Braze furnaces are well known in the prior art for brazing aluminum heat exchanger workparts. The most common method of brazing such workparts according to the prior art includes conveying the workparts through a tubular muffle in which is established an isolated internal braze zone containing a braze conducive atmosphere. This braze conducive atmosphere is substantially devoid of oxygen to increase the size of the braze fillets and generally provide improved braze results. A conveyer means extends through the tubular muffle for conveying workparts through the braze zone. A radiation inducer means, typically an electric resistance wire, is disposed about the exterior of the muffle for heating the muffle to emit radiant heat energy into the braze zone. The muffle and radiation inducer means are surrounded by an outer insulative shell to reduce thermal loss. In this manner, the muffle is heated entirely by the external electric resistance wire, and radiates this heat to the workparts conveyed internally through the muffle. Such muffles are made sufficiently long and/or the conveyor means sufficiently slow enough so that complete brazing is accomplished prior to the workparts exiting the muffle.

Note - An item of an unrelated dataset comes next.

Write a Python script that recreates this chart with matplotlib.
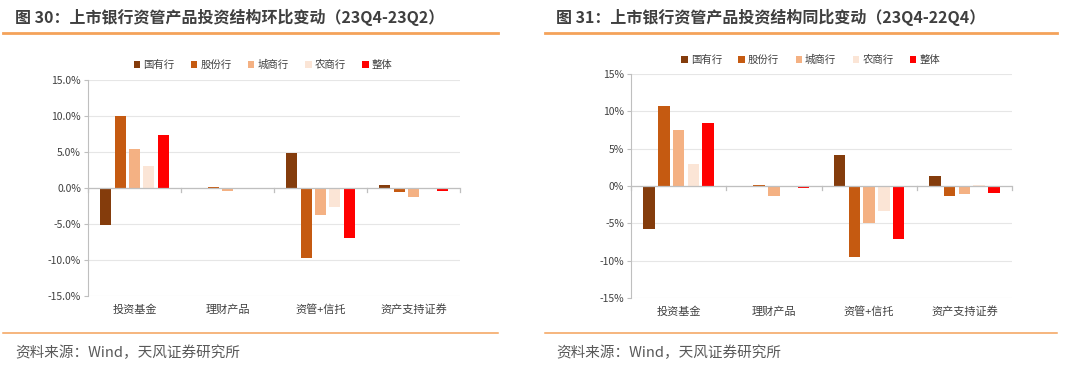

These prior art muffle furnaces are deficient in that the electrical resistance wire, by nature, is slow to heat the massive muffle furnace to brazing temperatures, e.g., 1100.degree. F. to 1200.degree. F. Because of this slow heating of the muffle, efficiency dictates that the furnace be maintained at operating temperatures 24 hours per day, with workparts being passed through on a nearly continuous basis for energy conservation. Thus, for very small production runs, test runs, etc., the prior art muffle furnaces are very uneconomical.
Also, because the prior art muffle furnaces are generally quite long to allow the full and complete brazing of workparts conveyed therethrough, a significant amount of floor space is occupied by the furnace assembly. Because of the very long muffle furnace, it is more difficult to control atmosphere leaks and oxygen infiltration into the isolated internal braze zone. Other disadvantages naturally resulting from the extended length of the prior art muffle furnace include the increased thermal expansion and contraction of the muffle. Also, the long muffles of the prior art muffle furnaces require a correspondingly long conveyer means extending the length thereof, which translates into larger drive motors and the like to drive the conveyor means.
These and other disadvantages of the prior art muffle furnaces indicate a need for a braze furnace assembly which is shorter in length and more quickly heated to a brazing temperature so that small production runs and test runs may be carried out with efficiency.